Ginger Nickerson, GAP Outreach Coordinator
802-505-8189 or 802-656-5459
Ginger Nickerson joined the Center for Sustainable Agriculture in 2010 to provide technical assistance and educational support to produce growers on Good Agricultural Practices (GAPs) and food safety. Ginger (aka “Virginia”) has worked as a field hand on a wide range of farms, from a large scale conventional diversified farm in Massachusetts, to an organic vegetable farm, a flower nursery, and an apple orchard in Vermont. She has a PhD in Natural Resource Management from the University of Michigan and a BA in Botany from the University of Wisconsin. She enjoys any activity that gets her outdoors and hopes to have her own farm someday.
Mary Peabody, Women’s Agricultural Network
Rachel Schattman, Local Food Coordinator
Rachel is a native of Vermont, and has lived in many parts of the state. She completed her BA at Sarah Lawrence College (2004) in New York and her MS in the Rubenstein School of Environment and Natural Resources (UVM) in 2009. Rachel has worked with several inspiring farmers who have helped deepen her love of agriculture, eating, and thinking about food systems. She and her business partner Kelli Brooks started Bella Farm at the Burlington Intervale in 2009. Together they grow organic basil and garlic, which they process into pesto and sell in Chittenden County.

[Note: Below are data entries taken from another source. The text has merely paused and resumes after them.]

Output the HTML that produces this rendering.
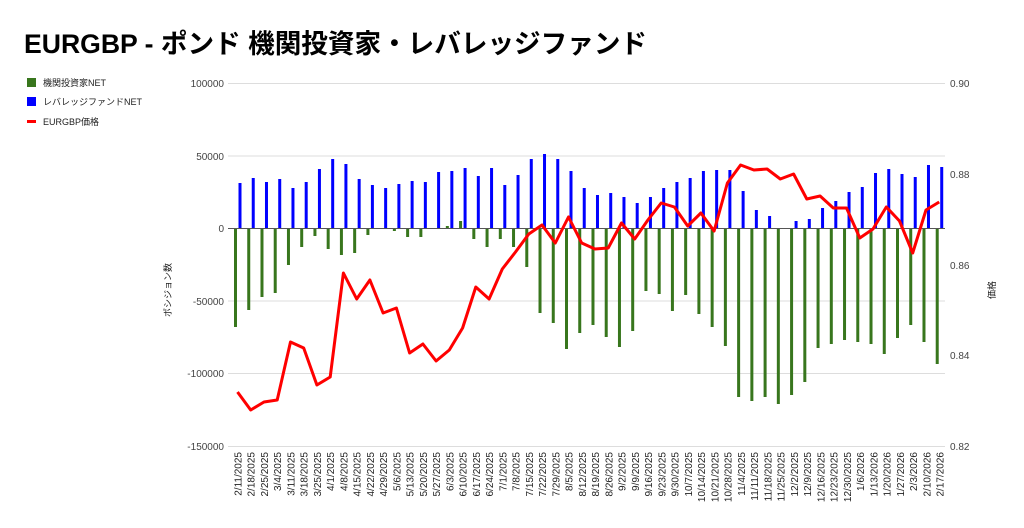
<!DOCTYPE html>
<html><head><meta charset="utf-8"><style>
body{margin:0;background:#fff;width:1024px;height:528px;overflow:hidden;font-family:"Liberation Sans","Noto Sans CJK JP",sans-serif}
svg{position:absolute;left:0;top:0}
</style></head><body>
<svg width="1024" height="528" viewBox="0 0 1024 528" font-family="Liberation Sans, Noto Sans CJK JP, sans-serif">
<text x="24" y="53" font-size="26.6" font-weight="bold" fill="#000">EURGBP - ポンド 機関投資家・レバレッジファンド</text>
<rect x="27" y="78" width="9" height="9" fill="#38761d"/><text x="43" y="86" font-size="9" fill="#222">機関投資家NET</text>
<rect x="27" y="97" width="9" height="9" fill="#0000ff"/><text x="43" y="105" font-size="9" fill="#222">レバレッジファンドNET</text>
<rect x="27" y="120" width="9" height="3" fill="#ff0000"/><text x="43" y="125" font-size="9" fill="#222">EURGBP価格</text>
<g stroke="#ddd" stroke-width="1">
<line x1="228" y1="83.5" x2="945" y2="83.5"/><line x1="228" y1="156" x2="945" y2="156"/>
<line x1="228" y1="301" x2="945" y2="301"/><line x1="228" y1="373.5" x2="945" y2="373.5"/><line x1="228" y1="446.5" x2="945" y2="446.5"/>
</g>
<g font-size="10" fill="#444" text-anchor="end">
<text x="224" y="87">100000</text><text x="224" y="160">50000</text><text x="224" y="232">0</text>
<text x="224" y="305">-50000</text><text x="224" y="377">-100000</text><text x="224" y="450">-150000</text>
</g>
<g font-size="10" fill="#444">
<text x="950" y="87">0.90</text><text x="950" y="178">0.88</text><text x="950" y="269">0.86</text>
<text x="950" y="359">0.84</text><text x="950" y="450">0.82</text>
</g>
<text transform="translate(171,290) rotate(-90)" font-size="9" fill="#222" text-anchor="middle">ポシジョン数</text>
<text transform="translate(995,290) rotate(-90)" font-size="9" fill="#222" text-anchor="middle">価格</text>
<g id="bars"></g>
<line x1="228" y1="228.5" x2="945" y2="228.5" stroke="#555" stroke-width="1"/>
<polyline id="line" fill="none" stroke="#ff0000" stroke-width="3" stroke-linejoin="round"/>
<g font-size="10" fill="#222" text-anchor="end" id="xl">
<text transform="translate(241.5,452) rotate(-90)">2/11/2025</text>
<text transform="translate(254.7,452) rotate(-90)">2/18/2025</text>
<text transform="translate(268.0,452) rotate(-90)">2/25/2025</text>
<text transform="translate(281.2,452) rotate(-90)">3/4/2025</text>
<text transform="translate(294.5,452) rotate(-90)">3/11/2025</text>
<text transform="translate(307.7,452) rotate(-90)">3/18/2025</text>
<text transform="translate(321.0,452) rotate(-90)">3/25/2025</text>
<text transform="translate(334.2,452) rotate(-90)">4/1/2025</text>
<text transform="translate(347.5,452) rotate(-90)">4/8/2025</text>
<text transform="translate(360.7,452) rotate(-90)">4/15/2025</text>
<text transform="translate(374.0,452) rotate(-90)">4/22/2025</text>
<text transform="translate(387.2,452) rotate(-90)">4/29/2025</text>
<text transform="translate(400.5,452) rotate(-90)">5/6/2025</text>
<text transform="translate(413.7,452) rotate(-90)">5/13/2025</text>
<text transform="translate(427.0,452) rotate(-90)">5/20/2025</text>
<text transform="translate(440.2,452) rotate(-90)">5/27/2025</text>
<text transform="translate(453.5,452) rotate(-90)">6/3/2025</text>
<text transform="translate(466.7,452) rotate(-90)">6/10/2025</text>
<text transform="translate(480.0,452) rotate(-90)">6/17/2025</text>
<text transform="translate(493.2,452) rotate(-90)">6/24/2025</text>
<text transform="translate(506.5,452) rotate(-90)">7/1/2025</text>
<text transform="translate(519.7,452) rotate(-90)">7/8/2025</text>
<text transform="translate(533.0,452) rotate(-90)">7/15/2025</text>
<text transform="translate(546.2,452) rotate(-90)">7/22/2025</text>
<text transform="translate(559.5,452) rotate(-90)">7/29/2025</text>
<text transform="translate(572.7,452) rotate(-90)">8/5/2025</text>
<text transform="translate(586.0,452) rotate(-90)">8/12/2025</text>
<text transform="translate(599.2,452) rotate(-90)">8/19/2025</text>
<text transform="translate(612.5,452) rotate(-90)">8/26/2025</text>
<text transform="translate(625.7,452) rotate(-90)">9/2/2025</text>
<text transform="translate(639.0,452) rotate(-90)">9/9/2025</text>
<text transform="translate(652.2,452) rotate(-90)">9/16/2025</text>
<text transform="translate(665.5,452) rotate(-90)">9/23/2025</text>
<text transform="translate(678.7,452) rotate(-90)">9/30/2025</text>
<text transform="translate(692.0,452) rotate(-90)">10/7/2025</text>
<text transform="translate(705.2,452) rotate(-90)">10/14/2025</text>
<text transform="translate(718.5,452) rotate(-90)">10/21/2025</text>
<text transform="translate(731.7,452) rotate(-90)">10/28/2025</text>
<text transform="translate(745.0,452) rotate(-90)">11/4/2025</text>
<text transform="translate(758.2,452) rotate(-90)">11/11/2025</text>
<text transform="translate(771.5,452) rotate(-90)">11/18/2025</text>
<text transform="translate(784.7,452) rotate(-90)">11/25/2025</text>
<text transform="translate(798.0,452) rotate(-90)">12/2/2025</text>
<text transform="translate(811.2,452) rotate(-90)">12/9/2025</text>
<text transform="translate(824.5,452) rotate(-90)">12/16/2025</text>
<text transform="translate(837.7,452) rotate(-90)">12/23/2025</text>
<text transform="translate(851.0,452) rotate(-90)">12/30/2025</text>
<text transform="translate(864.2,452) rotate(-90)">1/6/2026</text>
<text transform="translate(877.5,452) rotate(-90)">1/13/2026</text>
<text transform="translate(890.7,452) rotate(-90)">1/20/2026</text>
<text transform="translate(904.0,452) rotate(-90)">1/27/2026</text>
<text transform="translate(917.2,452) rotate(-90)">2/3/2026</text>
<text transform="translate(930.5,452) rotate(-90)">2/10/2026</text>
<text transform="translate(943.7,452) rotate(-90)">2/17/2026</text>
</g>
</svg>
<script>
var g=[327,310,297,293,265,247,236,249,255,253,235,229,231,237,237,229,226,221,239,247,239,247,267,313,323,349,333,325,337,347,331,291,294,311,295,314,327,346,397,401,397,404,395,382,348,344,340,342,344,354,338,325,342,364];
var b=[183,178,182,179,188,182,169,159,164,179,185,188,184,181,182,172,171,168,176,168,185,175,159,154,159,171,188,195,193,197,203,197,188,182,178,171,170,170,191,210,216,229,221,219,208,201,192,187,173,169,174,177,165,167];
var r=[392,410,402,400,342,348,385,377,273,299,280,313,308,353,344,361,350,328,287,299,269,252,234,225,243,217,243,249,248,223,239,220,203,207,226,213,231,183,165,170,169,179,174,199,196,208,208,238,229,207,221,253,210,202];
var s='',p=[],Z=228.5;
for(var i=0;i<54;i++){var c=237.5+13.24*i;
var y=g[i];s+='<rect x="'+(c-3.5)+'" y="'+Math.min(y,Z)+'" width="3" height="'+Math.abs(y-Z)+'" fill="#38761d"/>';
y=b[i];s+='<rect x="'+(c+1)+'" y="'+Math.min(y,Z)+'" width="3" height="'+Math.abs(y-Z)+'" fill="#0000ff"/>';
p.push(c.toFixed(1)+','+r[i]);}
document.getElementById('bars').innerHTML=s;
document.getElementById('line').setAttribute('points',p.join(' '));
</script>
</body></html>
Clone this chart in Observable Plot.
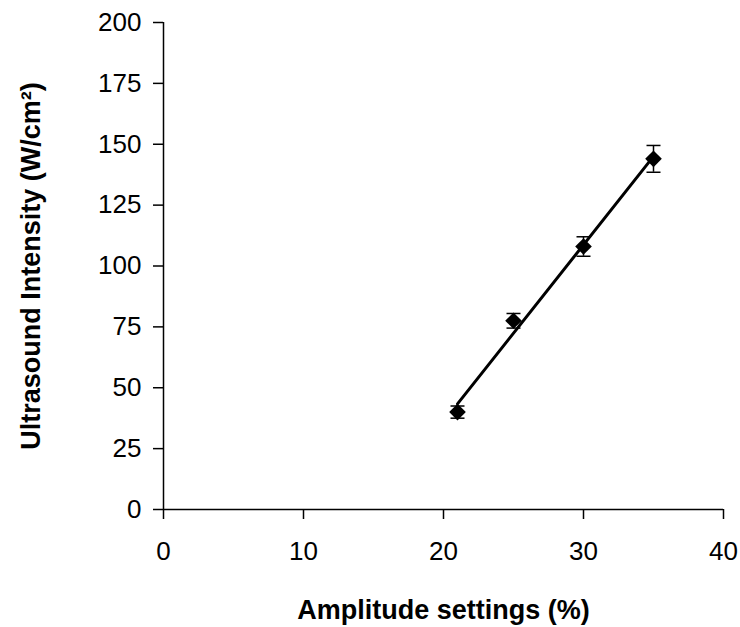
<!DOCTYPE html>
<html>
<head>
<meta charset="utf-8">
<script src="https://cdn.jsdelivr.net/npm/d3@7"></script>
<script src="https://cdn.jsdelivr.net/npm/@observablehq/plot@0.6"></script>
<style>
  html, body { margin: 0; padding: 0; background: white; }
  #chart svg [aria-label="x-axis label"] text,
  #chart svg [aria-label="y-axis label"] text { font-weight: bold; font-size: 27px; }
</style>
</head>
<body>
<div id="chart"></div>
<script>
// Data
const amplitude = [21, 25, 30, 35];          // Amplitude settings (%)
const intensity = [40, 77.5, 108, 144];      // Ultrasound intensity (W/cm²)
const errorBar = [2.5, 3, 4, 5.5];           // ± error
const xTicks = [0, 10, 20, 30, 40];
const yTicks = [0, 25, 50, 75, 100, 125, 150, 175, 200];
const xTitle = "Amplitude settings (%)";
const yTitle = "Ultrasound Intensity (W/cm²)";

const data = amplitude.map((a, i) => ({
  x: a,
  y: intensity[i],
  lo: intensity[i] - errorBar[i],
  hi: intensity[i] + errorBar[i]
}));

// horizontal cap symbol for error bars
const capSymbol = {
  draw(context, size) {
    const r = Math.sqrt(size / Math.PI);
    context.moveTo(-r, 0);
    context.lineTo(r, 0);
  }
};

const chart = Plot.plot({
  width: 740,
  height: 627,
  marginLeft: 163,
  marginRight: 17,
  marginTop: 22,
  marginBottom: 118,
  style: { fontFamily: "'Liberation Sans', Arial, sans-serif", fontSize: "26px", color: "black", background: "white" },
  x: { domain: [0, 40] },
  y: { domain: [0, 200] },
  marks: [
    Plot.axisX({ ticks: xTicks, tickSize: 10, tickPadding: 22, strokeWidth: 1.5,
      label: xTitle, labelAnchor: "center", labelArrow: "none", labelOffset: 109 }),
    Plot.axisY({ ticks: yTicks, tickSize: 10, tickPadding: 12, strokeWidth: 1.5,
      label: yTitle, labelAnchor: "center", labelArrow: "none", labelOffset: 143 }),
    Plot.ruleX([xTicks[0]], { stroke: "black", strokeWidth: 1.5 }),
    Plot.ruleY([yTicks[0]], { stroke: "black", strokeWidth: 1.5 }),
    Plot.ruleX(data, { x: "x", y1: "lo", y2: "hi", stroke: "black", strokeWidth: 1.5 }),
    Plot.dot(data, { x: "x", y: "lo", symbol: capSymbol, r: 7, stroke: "black", strokeWidth: 1.5 }),
    Plot.dot(data, { x: "x", y: "hi", symbol: capSymbol, r: 7, stroke: "black", strokeWidth: 1.5 }),
    Plot.linearRegressionY(data, { x: "x", y: "y", ci: 0, stroke: "black", strokeWidth: 3 }),
    Plot.dot(data, { x: "x", y: "y", symbol: "diamond2", r: 7.5, fill: "black", stroke: "none" })
  ]
});
document.getElementById("chart").appendChild(chart);
</script>
</body>
</html>
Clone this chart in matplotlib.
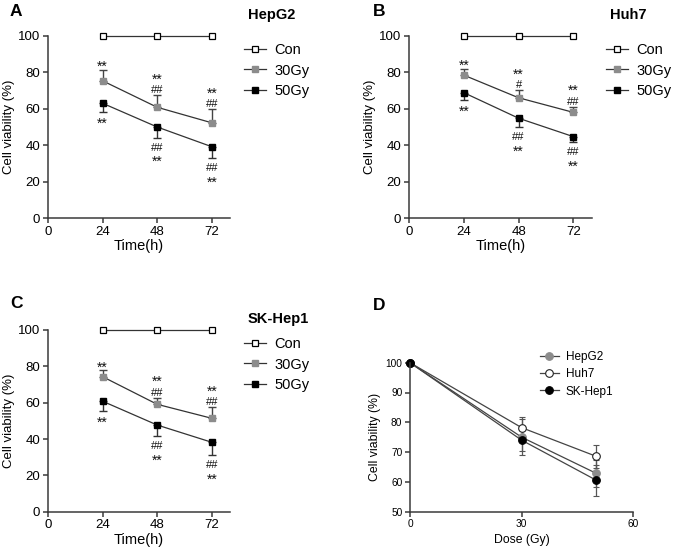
import matplotlib

matplotlib.use("Agg")
import matplotlib.pyplot as plt

plt.rcParams["font.family"] = ["Liberation Sans", "DejaVu Sans"]

# time course panels (A-C)
time_h = [24, 48, 72]
time_ticks = [0, 24, 48, 72]
group_labels = ["Con", "30Gy", "50Gy"]
con_values = [100, 100, 100]

hepg2_30 = [75.3, 60.8, 52.3]
hepg2_30_err = [5.9, 6.7, 7.6]
hepg2_50 = [63.0, 50.0, 39.2]
hepg2_50_err = [4.6, 5.9, 6.3]

huh7_30 = [78.4, 66.0, 58.0]
huh7_30_err = [3.4, 4.3, 3.1]
huh7_50 = [68.8, 54.8, 44.7]
huh7_50_err = [4.0, 5.0, 3.0]

sk_30 = [74.3, 59.1, 51.4]
sk_30_err = [3.5, 3.6, 6.1]
sk_50 = [60.8, 47.7, 38.2]
sk_50_err = [5.2, 6.0, 7.0]

# significance marks, lines listed top to bottom
hepg2_marks_30 = ["**", "**\n##", "**\n##"]
hepg2_marks_50 = ["**", "##\n**", "##\n**"]
huh7_marks_30 = ["**", "**\n#", "**\n##"]
huh7_marks_50 = ["**", "##\n**", "##\n**"]
sk_marks_30 = ["**", "**\n##", "**\n##"]
sk_marks_50 = ["**", "##\n**", "##\n**"]

# dose panel (D)
dose_gy = [0, 30, 50]
dose_ticks = [0, 30, 60]
cell_lines = ["HepG2", "Huh7", "SK-Hep1"]
d_hepg2 = [100, 75.0, 62.9]
d_hepg2_err = [0, 6.0, 4.6]
d_huh7 = [100, 78.2, 68.6]
d_huh7_err = [0, 3.5, 3.8]
d_sk = [100, 74.0, 60.6]
d_sk_err = [0, 3.6, 5.2]

W, H = 675, 554
PX = 100 / 72  # pixels per point
AX_COLOR = "#3a3a3a"
GRAY = "#8c8c8c"
LINE = "#333333"
STAR_FS, HASH_FS = 10, 8
MARK_STEP = 12.5  # px between stacked marks


def fig_rect(left, top, right, bottom):
    return [left / W, 1 - bottom / H, (right - left) / W, (bottom - top) / H]


def style_axes(ax, size):
    for side in ("top", "right"):
        ax.spines[side].set_visible(False)
    for side in ("left", "bottom"):
        ax.spines[side].set_color(AX_COLOR)
        ax.spines[side].set_linewidth(1.1)
    ax.tick_params(direction="out", length=3.5, width=1.1, color=AX_COLOR,
                   labelsize=size, pad=2)


def put_mark(ax, x, y, text, center_px):
    # center_px: vertical position of the glyph centre relative to (x, y)
    fs = STAR_FS if "*" in text else HASH_FS
    glyph_mid = (0.5 if "*" in text else 0.36) * fs * PX
    ax.annotate(text, (x, y), xytext=(0, (center_px - glyph_mid) / PX),
                textcoords="offset points", ha="center", va="baseline",
                fontsize=fs, color="#111111")


def time_panel(ax, v30, e30, v50, e50, marks30, marks50):
    ax.plot(time_h, con_values, color=LINE, lw=0.9, marker="s", ms=5,
            mfc="white", mec="black", mew=0.9, clip_on=False, zorder=4,
            label=group_labels[0])
    c30 = ax.errorbar(time_h, v30, yerr=[[0] * 3, e30], color=LINE, lw=0.9,
                      marker="s", ms=5, mfc=GRAY, mec=GRAY, ecolor="#444444",
                      elinewidth=1, capsize=3, capthick=1, zorder=3)
    c50 = ax.errorbar(time_h, v50, yerr=[e50, [0] * 3], color=LINE, lw=0.9,
                      marker="s", ms=5, mfc="black", mec="black", ecolor="#333333",
                      elinewidth=1, capsize=3, capthick=1, zorder=3)
    for x, y, e, m in zip(time_h, v30, e30, marks30):
        lines = m.split("\n")[::-1]
        for i, t in enumerate(lines):
            put_mark(ax, x, y + e, t, 6 + MARK_STEP * i)
    for x, y, e, m in zip(time_h, v50, e50, marks50):
        for i, t in enumerate(m.split("\n")):
            put_mark(ax, x, y - e, t, -9 - MARK_STEP * i)
    ax.set_xlim(0, 80)
    ax.set_ylim(0, 100)
    ax.set_xticks(time_ticks)
    ax.set_yticks(range(0, 101, 20))
    ax.set_xlabel("Time(h)", fontsize=10.5, labelpad=1)
    ax.set_ylabel("Cell viability (%)", fontsize=9.5, labelpad=2)
    style_axes(ax, 9.5)
    return [ax.lines[0], c30[0], c50[0]]


def panel_legend(ax, handles, title, leg_xy, title_y):
    ax.legend(handles, group_labels, loc="upper left", frameon=False,
              fontsize=10.5, bbox_to_anchor=(leg_xy[0] / W, 1 - leg_xy[1] / H),
              bbox_transform=fig.transFigure, handlelength=1.5,
              handletextpad=0.6, labelspacing=0.45, borderpad=0,
              borderaxespad=0)
    fig.text((leg_xy[0] + 4) / W, 1 - title_y / H, title, fontsize=10.5,
             fontweight="bold", va="center")


def panel_letter(letter, x, y):
    fig.text(x / W, 1 - y / H, letter, fontsize=12.5, fontweight="bold",
             va="center")


fig = plt.figure(figsize=(W / 100, H / 100), dpi=100)

ax_a = fig.add_axes(fig_rect(48, 35.7, 230, 218.3))
h = time_panel(ax_a, hepg2_30, hepg2_30_err, hepg2_50, hepg2_50_err,
               hepg2_marks_30, hepg2_marks_50)
panel_legend(ax_a, h, "HepG2", (244, 43), 15)
panel_letter("A", 10, 11)

ax_b = fig.add_axes(fig_rect(409, 35.7, 591.7, 218.3))
h = time_panel(ax_b, huh7_30, huh7_30_err, huh7_50, huh7_50_err,
               huh7_marks_30, huh7_marks_50)
panel_legend(ax_b, h, "Huh7", (606, 43), 15)
panel_letter("B", 373, 11)

ax_c = fig.add_axes(fig_rect(48, 330, 230, 511.7))
h = time_panel(ax_c, sk_30, sk_30_err, sk_50, sk_50_err,
               sk_marks_30, sk_marks_50)
panel_legend(ax_c, h, "SK-Hep1", (244, 337), 319)
panel_letter("C", 10, 303)

ax_d = fig.add_axes(fig_rect(410, 362.7, 633.3, 511.7))
d_styles = [
    dict(mfc=GRAY, mec=GRAY),
    dict(mfc="white", mec="#222222"),
    dict(mfc="black", mec="black"),
]
d_handles = []
for vals, errs, st in zip([d_hepg2, d_huh7, d_sk],
                          [d_hepg2_err, d_huh7_err, d_sk_err], d_styles):
    c = ax_d.errorbar(dose_gy, vals, yerr=errs, color="#444444", lw=0.9,
                      marker="o", ms=5.5, mew=0.8, ecolor="#555555",
                      elinewidth=0.9, capsize=2.5, capthick=0.9, clip_on=False,
                      **st)
    d_handles.append(c[0])
ax_d.set_xlim(0, 60)
ax_d.set_ylim(50, 100)
ax_d.set_xticks(dose_ticks)
ax_d.set_yticks(range(50, 101, 10))
ax_d.set_xlabel("Dose (Gy)", fontsize=8.8, labelpad=3)
ax_d.set_ylabel("Cell viability (%)", fontsize=8.8, labelpad=3)
style_axes(ax_d, 7.3)
ax_d.legend(d_handles, cell_lines, loc="upper left", frameon=False,
            fontsize=8.5, bbox_to_anchor=(540 / W, 1 - 351 / H),
            bbox_transform=fig.transFigure, handlelength=1.6,
            handletextpad=0.6, labelspacing=0.45, borderpad=0, borderaxespad=0)
panel_letter("D", 373, 306)

fig.savefig("out.png", dpi=100)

Ben Waterman, Beginning Farmer and Land Access Program Coordinator
Ali Zipparo, Youth Agriculture Individual Development Account Coordinator
Ali Zipparo is the Center's Individual Development Account Coordinator, and is also a regular agriculture policy blogger for Extension's Women in Agriculture Network. She comes to UVM Extension with wide-ranging experience in Vermont agriculture and policy, including work with Vermont Housing and Conservation Board's Farm Viability Program and the Farm to Plate program. Ali has also done consulting work for American Farmland Trust, working on projects related to a regional farm to institution project and did extensive research on Farm Bill program outcomes in New England. She hails from Connecticut, where she worked on an organic CSA farm on the road she grew up on for two seasons. After working on the farm, Ali started an urban community garden in the city of Danbury, CT. After driving a school bus for seven years, Ali decided to go back to school, and earned a B.A. from Smith College in environmental science and policy, with a concentration in sustainable global agricultural policy in January 2012. She is currently in graduate school, in the Master of Public Policy program at UVM.